[DATA LINES]

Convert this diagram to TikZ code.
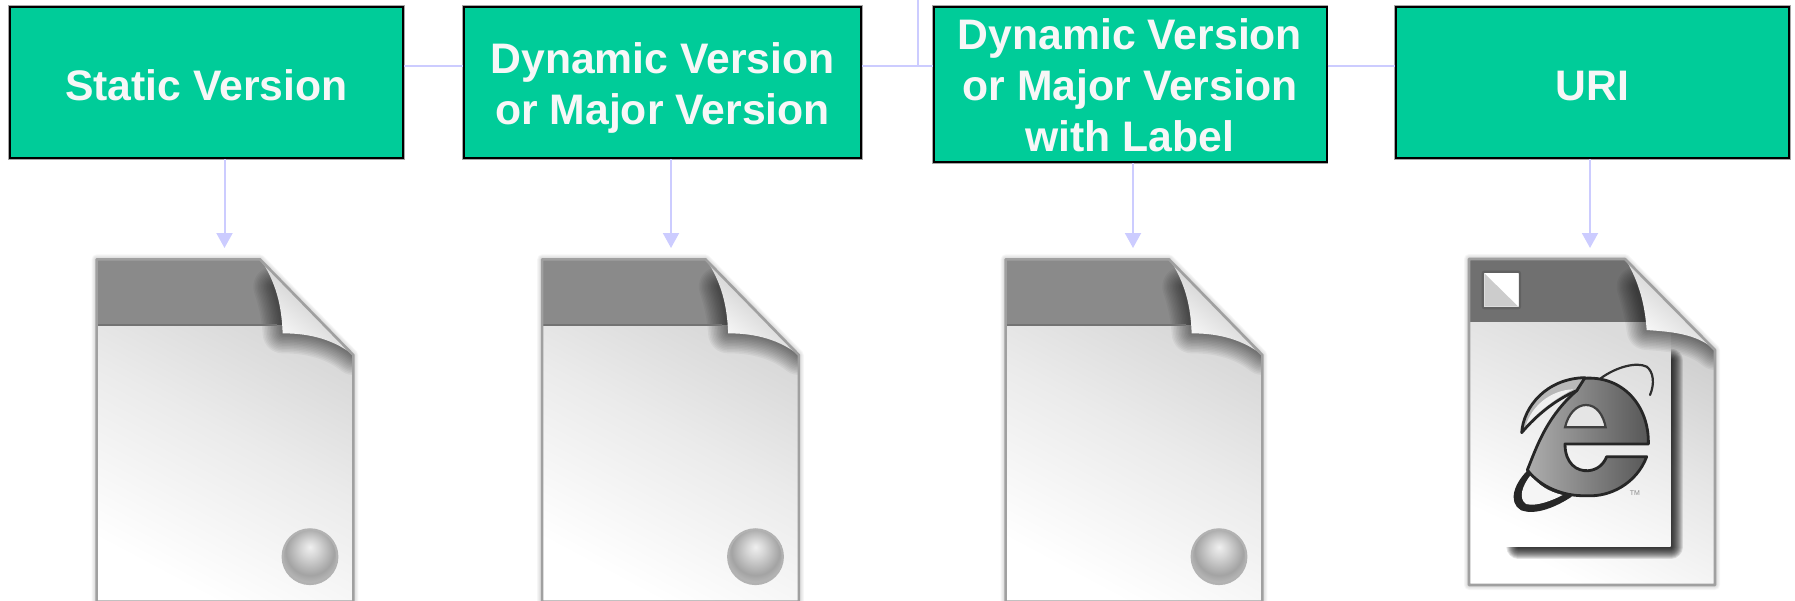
\documentclass[tikz,border=0pt]{standalone}
\usepackage{fontspec}
\setmainfont{Liberation Sans}
\usetikzlibrary{arrows.meta}
\definecolor{boxgreen}{HTML}{00CC99}
\definecolor{linkblue}{HTML}{CCCCFF}
\definecolor{boxtext}{HTML}{F7F7F7}
\definecolor{pageedge}{HTML}{A0A0A0}
\pgfdeclareradialshading{ballsh}{\pgfpoint{0bp}{9bp}}{color(0bp)=(white!94!black); color(8bp)=(white!84!black); color(22bp)=(white!64!black); color(34bp)=(white!80!black); color(50bp)=(white!80!black)}
\tikzset{
  verbox/.style={draw=black,line width=2pt,fill=boxgreen,text=boxtext,inner sep=0pt,align=center,
    font=\fontsize{42.7}{51}\selectfont\bfseries,preaction={draw=gray!70,line width=3.2pt}},
  link/.style={draw=linkblue,line width=2pt},
  arrowlink/.style={link,-{Triangle[length=15pt,width=16pt,fill=linkblue]}},
  pageline/.style={draw=pageedge,line width=2.6pt,line join=round},
  softline/.style={black,opacity=.045,line cap=round,line join=round}
}
\newcommand{\pageglow}[1]{\foreach \w in {10,8,6,4}{\draw[gray,line width=\w pt,opacity=.07,line join=round] #1;}}
\newcommand{\plainicon}[1]{%
\begin{scope}[shift={(60+#1,140)},x=0.33333pt,y=-0.33333pt]
  \def\pagepath{(110,358)--(600,358)--(880,645)--(880,1385)--(110,1385)--cycle}
  \pageglow{\pagepath}
  \begin{scope}
    \clip \pagepath;
    \shade[shading=axis,top color=white!82!black,bottom color=white,middle color=white!92!black,shading angle=-28] (108,355) rectangle (880,1385);
    \fill[white!54!black] (108,355) rectangle (680,555);
    \foreach \w in {40,37,34,31,28,25,22,19,16,13,10,7,4}{
      \draw[softline,line width=\w pt] (640,440) .. controls (660,500) and (665,540) .. (668,580) .. controls (730,580) and (810,590) .. (880,645);}
    \draw[white!45!black,line width=1.2pt] (110,555)--(650,555);
    \shade[top color=white!72!black,bottom color=white,shading angle=-40] (600,355) .. controls (650,430) and (665,500) .. (668,580) .. controls (730,580) and (810,590) .. (880,645) -- cycle;
  \end{scope}
  \draw[pageline] \pagepath;
  \shade[shading=ballsh,draw=white!70!black,line width=2.2pt] (750,1250) circle (82);
\end{scope}}
\begin{document}
\begin{tikzpicture}[x=1pt,y=-1pt]
\clip (0,0) rectangle (1795,600);
\useasboundingbox (0,0) rectangle (1795,600);
% icons
\plainicon{0}
\plainicon{445.5}
\plainicon{909}
\begin{scope}[shift={(1440,230)},x=0.33333pt,y=-0.33333pt]
  \def\pagepath{(87,87)--(555,87)--(825,360)--(825,1065)--(87,1065)--cycle}
  \pageglow{\pagepath}
  \begin{scope}
    \clip \pagepath;
    \shade[shading=axis,top color=white!78!black,bottom color=white,middle color=white!90!black,shading angle=-28] (85,85) rectangle (825,1065);
    \foreach \w in {24,22,20,18,16,14,12,10,8,6,4,2}{
      \draw[black,line width=\w pt,opacity=.11,line cap=round,line join=round] (235,950)--(692,950)--(692,392);}
    \shade[shading=axis,top color=white!86!black,bottom color=white,shading angle=-25] (92,278) rectangle (692,950);
    \fill[white!44!black] (85,85) rectangle (625,275);
    \foreach \w in {40,37,34,31,28,25,22,19,16,13,10,7,4}{
      \draw[softline,line width=\w pt] (590,170) .. controls (605,220) and (615,260) .. (620,300) .. controls (690,305) and (770,310) .. (825,360);}
    \shade[top color=white!74!black,bottom color=white,shading angle=-40] (555,85) .. controls (600,160) and (615,230) .. (620,300) .. controls (690,305) and (770,310) .. (825,360) -- cycle;
  \end{scope}
  \draw[pageline] \pagepath;
  % small square
  \fill[white] (128,125) rectangle (240,235);
  \fill[white!80!black] (133,130)--(133,230)--(235,230)--cycle;
  \draw[white!38!black,line width=2.2pt,rounded corners=2pt] (128,125) rectangle (240,235);
  % logo
  \draw[white!18!black,line width=2.2pt,line cap=round] (482,445) .. controls (530,410) and (590,395) .. (620,410) .. controls (640,425) and (645,460) .. (630,495);
  \filldraw[draw=white!15!black,fill=white!15!black,line width=2.8pt,line join=round] (275,715) .. controls (225,760) and (208,815) .. (245,837) .. controls (285,852) and (345,828) .. (392,797) .. controls (340,785) and (300,755) .. (275,715) -- cycle;
  \fill[white!96!black] (272,735) .. controls (245,770) and (235,805) .. (258,822) .. controls (290,830) and (335,812) .. (368,795) .. controls (325,785) and (295,765) .. (272,735) -- cycle;
  \shade[draw=white!15!black,line width=2.8pt,line join=round,shading=axis,left color=white!68!black,right color=white!34!black]
    (262,720) .. controls (290,650) and (320,560) .. (410,482) -- (430,445) 
    .. controls (550,435) and (628,530) .. (625,642) -- (375,642) .. controls (375,700) and (410,725) .. (445,722) .. controls (470,720) and (490,705) .. (500,680) -- (620,680)
    .. controls (590,760) and (510,802) .. (440,797) .. controls (370,800) and (300,770) .. (262,720) -- cycle;
  \filldraw[draw=white!15!black,fill=white!72!black,line width=2.8pt,line join=round] (245,608) .. controls (250,530) and (320,445) .. (435,443) -- (410,482) .. controls (345,510) and (290,555) .. (245,608) -- cycle;
  \fill[white!94!black] (258,585) .. controls (275,530) and (330,480) .. (400,478) .. controls (345,505) and (295,545) .. (258,585) -- cycle;
  \filldraw[draw=white!25!black,fill=white!90!black,line width=2.2pt] (375,592) .. controls (385,550) and (410,525) .. (438,525) .. controls (470,525) and (490,555) .. (497,592) -- cycle;
  \node[text=white!55!black,font=\fontsize{7}{7}\selectfont,inner sep=0pt] (tm) at (585,788) {TM};
\end{scope}
% coordinates
\coordinate (bus) at (918,66);
\coordinate (top) at (918,0);
\coordinate (t1) at (224.5,248);
\coordinate (t2) at (671,248);
\coordinate (t3) at (1133,248);
\coordinate (t4) at (1590,248);
\node[verbox,minimum width=393pt,minimum height=151pt] (b1) at (206.5,82.5) {\rule{0pt}{36pt}Static Version};
\node[verbox,minimum width=397pt,minimum height=151pt] (b2) at (662.5,82.5) {\rule{0pt}{42pt}Dynamic Version\\or Major Version};
\node[verbox,minimum width=393pt,minimum height=155pt] (b3) at (1130,84.5) {\rule{0pt}{33pt}Dynamic Version\\or Major Version\\with Label};
\node[verbox,minimum width=393pt,minimum height=151pt] (b4) at (1592.5,82.5) {\rule{0pt}{36pt}URI};
\draw[link] (b1.east |- bus) -- (b2.west |- bus);
\draw[link] (b2.east |- bus) -- (b3.west |- bus);
\draw[link] (b3.east |- bus) -- (b4.west |- bus);
\draw[link] (top) -- (bus);
\draw[arrowlink] (b1.south -| t1) -- (t1);
\draw[arrowlink] (b2.south -| t2) -- (t2);
\draw[arrowlink] (b3.south -| t3) -- (t3);
\draw[arrowlink] (b4.south -| t4) -- (t4);
\end{tikzpicture}
\end{document}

[STATED TASK] Using the data above, write out every line exactly, leaving the images behind.

[ANSWER]
Convert this diagram to TikZ code.
\documentclass[tikz,border=0pt]{standalone}
\usepackage{fontspec}
\setmainfont{Liberation Sans}
\usetikzlibrary{arrows.meta}
\definecolor{boxgreen}{HTML}{00CC99}
\definecolor{linkblue}{HTML}{CCCCFF}
\definecolor{boxtext}{HTML}{F7F7F7}
\definecolor{pageedge}{HTML}{A0A0A0}
\pgfdeclareradialshading{ballsh}{\pgfpoint{0bp}{9bp}}{color(0bp)=(white!94!black); color(8bp)=(white!84!black); color(22bp)=(white!64!black); color(34bp)=(white!80!black); color(50bp)=(white!80!black)}
\tikzset{
  verbox/.style={draw=black,line width=2pt,fill=boxgreen,text=boxtext,inner sep=0pt,align=center,
    font=\fontsize{42.7}{51}\selectfont\bfseries,preaction={draw=gray!70,line width=3.2pt}},
  link/.style={draw=linkblue,line width=2pt},
  arrowlink/.style={link,-{Triangle[length=15pt,width=16pt,fill=linkblue]}},
  pageline/.style={draw=pageedge,line width=2.6pt,line join=round},
  softline/.style={black,opacity=.045,line cap=round,line join=round}
}
\newcommand{\pageglow}[1]{\foreach \w in {10,8,6,4}{\draw[gray,line width=\w pt,opacity=.07,line join=round] #1;}}
\newcommand{\plainicon}[1]{%
\begin{scope}[shift={(60+#1,140)},x=0.33333pt,y=-0.33333pt]
  \def\pagepath{(110,358)--(600,358)--(880,645)--(880,1385)--(110,1385)--cycle}
  \pageglow{\pagepath}
  \begin{scope}
    \clip \pagepath;
    \shade[shading=axis,top color=white!82!black,bottom color=white,middle color=white!92!black,shading angle=-28] (108,355) rectangle (880,1385);
    \fill[white!54!black] (108,355) rectangle (680,555);
    \foreach \w in {40,37,34,31,28,25,22,19,16,13,10,7,4}{
      \draw[softline,line width=\w pt] (640,440) .. controls (660,500) and (665,540) .. (668,580) .. controls (730,580) and (810,590) .. (880,645);}
    \draw[white!45!black,line width=1.2pt] (110,555)--(650,555);
    \shade[top color=white!72!black,bottom color=white,shading angle=-40] (600,355) .. controls (650,430) and (665,500) .. (668,580) .. controls (730,580) and (810,590) .. (880,645) -- cycle;
  \end{scope}
  \draw[pageline] \pagepath;
  \shade[shading=ballsh,draw=white!70!black,line width=2.2pt] (750,1250) circle (82);
\end{scope}}
\begin{document}
\begin{tikzpicture}[x=1pt,y=-1pt]
\clip (0,0) rectangle (1795,600);
\useasboundingbox (0,0) rectangle (1795,600);
% icons
\plainicon{0}
\plainicon{445.5}
\plainicon{909}
\begin{scope}[shift={(1440,230)},x=0.33333pt,y=-0.33333pt]
  \def\pagepath{(87,87)--(555,87)--(825,360)--(825,1065)--(87,1065)--cycle}
  \pageglow{\pagepath}
  \begin{scope}
    \clip \pagepath;
    \shade[shading=axis,top color=white!78!black,bottom color=white,middle color=white!90!black,shading angle=-28] (85,85) rectangle (825,1065);
    \foreach \w in {24,22,20,18,16,14,12,10,8,6,4,2}{
      \draw[black,line width=\w pt,opacity=.11,line cap=round,line join=round] (235,950)--(692,950)--(692,392);}
    \shade[shading=axis,top color=white!86!black,bottom color=white,shading angle=-25] (92,278) rectangle (692,950);
    \fill[white!44!black] (85,85) rectangle (625,275);
    \foreach \w in {40,37,34,31,28,25,22,19,16,13,10,7,4}{
      \draw[softline,line width=\w pt] (590,170) .. controls (605,220) and (615,260) .. (620,300) .. controls (690,305) and (770,310) .. (825,360);}
    \shade[top color=white!74!black,bottom color=white,shading angle=-40] (555,85) .. controls (600,160) and (615,230) .. (620,300) .. controls (690,305) and (770,310) .. (825,360) -- cycle;
  \end{scope}
  \draw[pageline] \pagepath;
  % small square
  \fill[white] (128,125) rectangle (240,235);
  \fill[white!80!black] (133,130)--(133,230)--(235,230)--cycle;
  \draw[white!38!black,line width=2.2pt,rounded corners=2pt] (128,125) rectangle (240,235);
  % logo
  \draw[white!18!black,line width=2.2pt,line cap=round] (482,445) .. controls (530,410) and (590,395) .. (620,410) .. controls (640,425) and (645,460) .. (630,495);
  \filldraw[draw=white!15!black,fill=white!15!black,line width=2.8pt,line join=round] (275,715) .. controls (225,760) and (208,815) .. (245,837) .. controls (285,852) and (345,828) .. (392,797) .. controls (340,785) and (300,755) .. (275,715) -- cycle;
  \fill[white!96!black] (272,735) .. controls (245,770) and (235,805) .. (258,822) .. controls (290,830) and (335,812) .. (368,795) .. controls (325,785) and (295,765) .. (272,735) -- cycle;
  \shade[draw=white!15!black,line width=2.8pt,line join=round,shading=axis,left color=white!68!black,right color=white!34!black]
    (262,720) .. controls (290,650) and (320,560) .. (410,482) -- (430,445) 
    .. controls (550,435) and (628,530) .. (625,642) -- (375,642) .. controls (375,700) and (410,725) .. (445,722) .. controls (470,720) and (490,705) .. (500,680) -- (620,680)
    .. controls (590,760) and (510,802) .. (440,797) .. controls (370,800) and (300,770) .. (262,720) -- cycle;
  \filldraw[draw=white!15!black,fill=white!72!black,line width=2.8pt,line join=round] (245,608) .. controls (250,530) and (320,445) .. (435,443) -- (410,482) .. controls (345,510) and (290,555) .. (245,608) -- cycle;
  \fill[white!94!black] (258,585) .. controls (275,530) and (330,480) .. (400,478) .. controls (345,505) and (295,545) .. (258,585) -- cycle;
  \filldraw[draw=white!25!black,fill=white!90!black,line width=2.2pt] (375,592) .. controls (385,550) and (410,525) .. (438,525) .. controls (470,525) and (490,555) .. (497,592) -- cycle;
  \node[text=white!55!black,font=\fontsize{7}{7}\selectfont,inner sep=0pt] (tm) at (585,788) {TM};
\end{scope}
% coordinates
\coordinate (bus) at (918,66);
\coordinate (top) at (918,0);
\coordinate (t1) at (224.5,248);
\coordinate (t2) at (671,248);
\coordinate (t3) at (1133,248);
\coordinate (t4) at (1590,248);
\node[verbox,minimum width=393pt,minimum height=151pt] (b1) at (206.5,82.5) {\rule{0pt}{36pt}Static Version};
\node[verbox,minimum width=397pt,minimum height=151pt] (b2) at (662.5,82.5) {\rule{0pt}{42pt}Dynamic Version\\or Major Version};
\node[verbox,minimum width=393pt,minimum height=155pt] (b3) at (1130,84.5) {\rule{0pt}{33pt}Dynamic Version\\or Major Version\\with Label};
\node[verbox,minimum width=393pt,minimum height=151pt] (b4) at (1592.5,82.5) {\rule{0pt}{36pt}URI};
\draw[link] (b1.east |- bus) -- (b2.west |- bus);
\draw[link] (b2.east |- bus) -- (b3.west |- bus);
\draw[link] (b3.east |- bus) -- (b4.west |- bus);
\draw[link] (top) -- (bus);
\draw[arrowlink] (b1.south -| t1) -- (t1);
\draw[arrowlink] (b2.south -| t2) -- (t2);
\draw[arrowlink] (b3.south -| t3) -- (t3);
\draw[arrowlink] (b4.south -| t4) -- (t4);
\end{tikzpicture}
\end{document}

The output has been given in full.